Если говорить честно, то впервые я заматерился не из хулиганских побуждений, а в ответ на попытку каннибализма после того, как погожим летним днём 1956 года я пытался загнать в пустой спичечный коробок паука-крестовика.
Хотя пацаны и говорили, что паук не опасен, однако брать его голыми руками я не решался, а он упорно не хотел лезть в коробку и поднимал на меня передние лохматые рыжие лапы, защищая место охоты на мух.
А тут ещё 3-летний (с меня ростом и на 10 кг тяжелее) Игорь Рудкин лез под руку и всячески мешал моим манипуляциям. Ну, я и стукнул его слегка. Он заревел и помчался в дом. Наткнулся в общей кухне на свою бабу Клаву и нажаловался на меня.
Обычно взрослые не вмешивались в наши ссоры (действовало правило: доносчику – первый кнут), но тут баба Клава, не долго думая, бросилась на защиту внучка и прихватила меня на середине лестницы, заплетённой диким виноградом, когда затравленное чудовище готово уже было упасть в коробку.

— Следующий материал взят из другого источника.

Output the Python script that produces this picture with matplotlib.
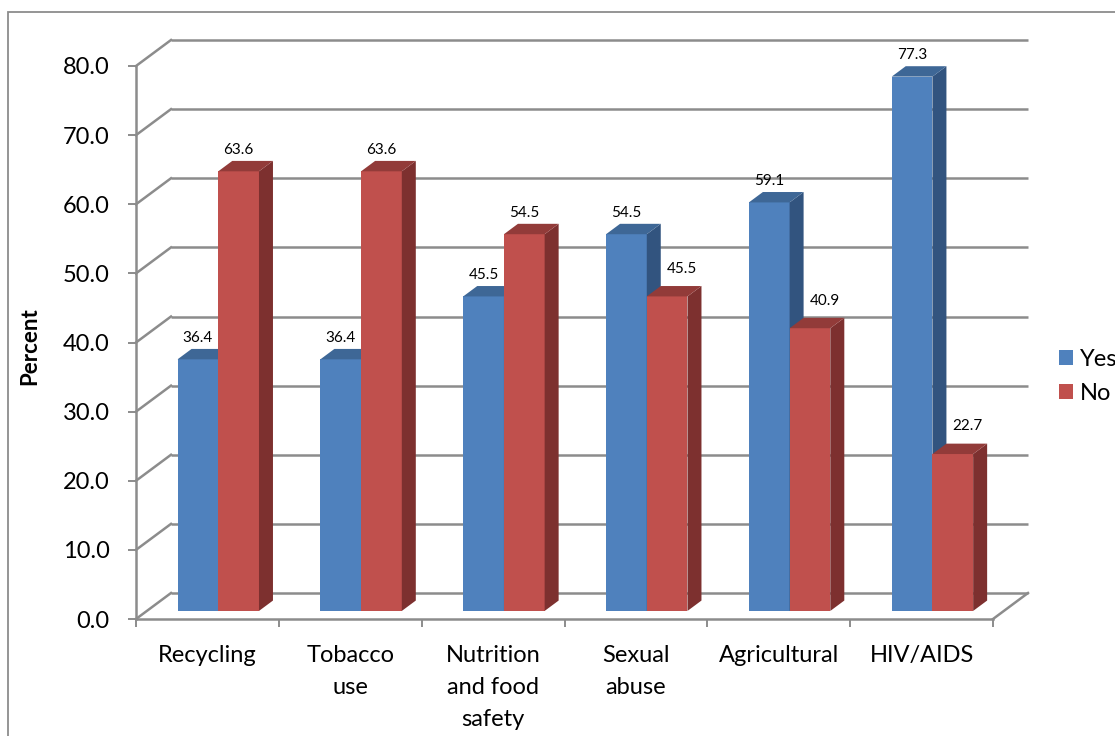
import matplotlib
matplotlib.use("Agg")
import matplotlib.pyplot as plt
from matplotlib.patches import Polygon, Rectangle, Patch

# --- data ---
categories = ["Recycling", "Tobacco\nuse", "Nutrition\nand food\nsafety",
              "Sexual\nabuse", "Agricultural", "HIV/AIDS"]
series_names = ["Yes", "No"]
yes_values = [36.4, 36.4, 45.5, 54.5, 59.1, 77.3]
no_values = [63.6, 63.6, 54.5, 45.5, 40.9, 22.7]
y_ticks = [0, 10, 20, 30, 40, 50, 60, 70, 80]

# --- style ---
plt.rcParams["font.family"] = ["Lato", "DejaVu Sans"]
GRID = "#8c8c8c"
FACES = {
    "Yes": dict(front="#4f81bd", side="#32547f", top="#3e6796"),
    "No": dict(front="#c0504d", side="#7d302f", top="#923b39"),
}
DX, DY = 0.245, 3.76          # depth of the chart box (x in categories, y in %)
BAR_FRONT, BAR_DEPTH = 0.31, 0.40   # bar position within the depth
BAR_W = 0.285                 # width of one bar in category units

W, H = 1115, 736
fig = plt.figure(figsize=(W / 100, H / 100), dpi=100)
ax = fig.add_axes([136 / W, 117 / H, 857 / W, 553 / H])
ax.set_xlim(0, len(categories))
ax.set_ylim(0, 80)

# chart border
fig.patches.append(Rectangle((8 / W, -0.2), 1.5, 1.2 - 12 / H, transform=fig.transFigure,
                             fill=False, edgecolor=GRID, lw=1.3))

n = len(categories)
# back wall gridlines and left wall diagonals
for v in y_ticks:
    ax.plot([DX, n + DX], [v + DY, v + DY], color=GRID, lw=1.8, zorder=1,
            clip_on=False, solid_capstyle="butt")
    ax.plot([0, DX], [v, v + DY], color=GRID, lw=1.8, zorder=1, clip_on=False)
# right floor edge
ax.plot([n, n + DX], [0, DY], color=GRID, lw=1.8, zorder=1, clip_on=False)

# bars
gap = (1 - 2 * BAR_W) / 2
fx, fy = BAR_FRONT * DX, BAR_FRONT * DY
bdx, bdy = BAR_DEPTH * DX, BAR_DEPTH * DY
z = 3
for i in range(n):
    vals = [yes_values[i], no_values[i]]
    for j, name in enumerate(series_names):
        v = vals[j]
        x0 = i + gap + j * BAR_W + fx
        x1 = x0 + BAR_W
        yb, yt = fy, v + fy
        c = FACES[name]
        ax.add_patch(Rectangle((x0, yb), BAR_W, v, facecolor=c["front"],
                               edgecolor="none", zorder=z, clip_on=False))
        ax.add_patch(Polygon([(x1, yb), (x1 + bdx, yb + bdy), (x1 + bdx, yt + bdy), (x1, yt)],
                             closed=True, facecolor=c["side"], edgecolor="none",
                             zorder=z, clip_on=False))
        ax.add_patch(Polygon([(x0, yt), (x1, yt), (x1 + bdx, yt + bdy), (x0 + bdx, yt + bdy)],
                             closed=True, facecolor=c["top"], edgecolor="none",
                             zorder=z, clip_on=False))
        z += 1
        # value label, nudged right when the bar beside it is taller
        lx, ly = x0 + BAR_W / 2, yt + bdy + 1.0
        if j == 1 and vals[0] > vals[1]:
            lx += 0.105
            ly += 0.9
        ax.text(lx, ly, f"{v:.1f}", ha="center", va="baseline", fontsize=11,
                color="black", zorder=20, clip_on=False)

# axes styling
for s in ("top", "right"):
    ax.spines[s].set_visible(False)
for s in ("left", "bottom"):
    ax.spines[s].set_color(GRID)
    ax.spines[s].set_linewidth(1.8)
    ax.spines[s].set_zorder(2)
ax.patch.set_visible(False)

ax.set_yticks(y_ticks)
ax.set_yticklabels([f"{t:.1f}" for t in y_ticks])
ax.tick_params(axis="y", direction="out", length=6, width=1.4, color=GRID,
               pad=13, labelsize=17)

ax.set_xticks(range(n + 1))
ax.set_xticklabels([])
ax.set_xticks([i + 0.5 for i in range(n)], minor=True)
ax.set_xticklabels(categories, minor=True, fontsize=17, linespacing=1.65)
ax.tick_params(axis="x", which="major", direction="out", length=6, width=1.4, color=GRID)
ax.tick_params(axis="x", which="minor", length=0, pad=19)

fig.text(30 / W, 1 - 346 / H, "Percent", rotation=90, fontsize=16, fontweight="bold",
         ha="center", va="center")

handles = [Patch(facecolor=FACES[s]["front"], edgecolor="none") for s in series_names]
fig.legend(handles, series_names, loc="center left",
           bbox_to_anchor=(1059 / W, 1 - 376.5 / H), frameon=False, fontsize=17,
           handlelength=0.6, handleheight=0.6, handletextpad=0.3, labelspacing=0.55,
           borderpad=0, borderaxespad=0)

fig.savefig("out.png", dpi=100)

Превратившись из охотника в дичь, я намертво вцепился двумя руками в прутья решётки, обрамлявшей лестничный пролёт. Баба Клава меня не шлёпала, не крутила уши, а молча пыталась отодрать от решётки, видимо, чтобы сдать на расправу моей бабушке. Подёргав мои руки, безуспешно попыталась разжать пальцы, после чего применила коварный девчачий прием: впилась единственным передним зубом в кожу моего запястья.
От боли и коварства я, неожиданно для обоих, выдал слово из пяти букв, которым в древней Руси называли воров: – Ах, ты, б.... старая!
Не знаю, что огорчило её сильнее – существительное или прилагательное, но баба Клава охнула, всплеснув руками, чем я не преминул воспользоваться и сдёрнул на безопасное расстояние.
Погрозив мне костлявым пальцем, баба Клава рассказала моей бабе Шуре, а та за ужином – родителям. Мама, увидев след от зуба, сказала, что слово это плохое, ругательное и, если я услышу при ссорах на улице какие-то непонятные слова, то лучше их не повторять, а спросить у неё.
Я пообещал, но посвящать маму в познанную к тому времени лексику не стал, решив для себя, что слушать и узнавать нужно всё, но произносить вслух можно только по делу и в экстраординарных случаях (или для взаимопонимания в одновозрастной мужской компании).
Как говорится – слово не воробей, а средство коммуникации.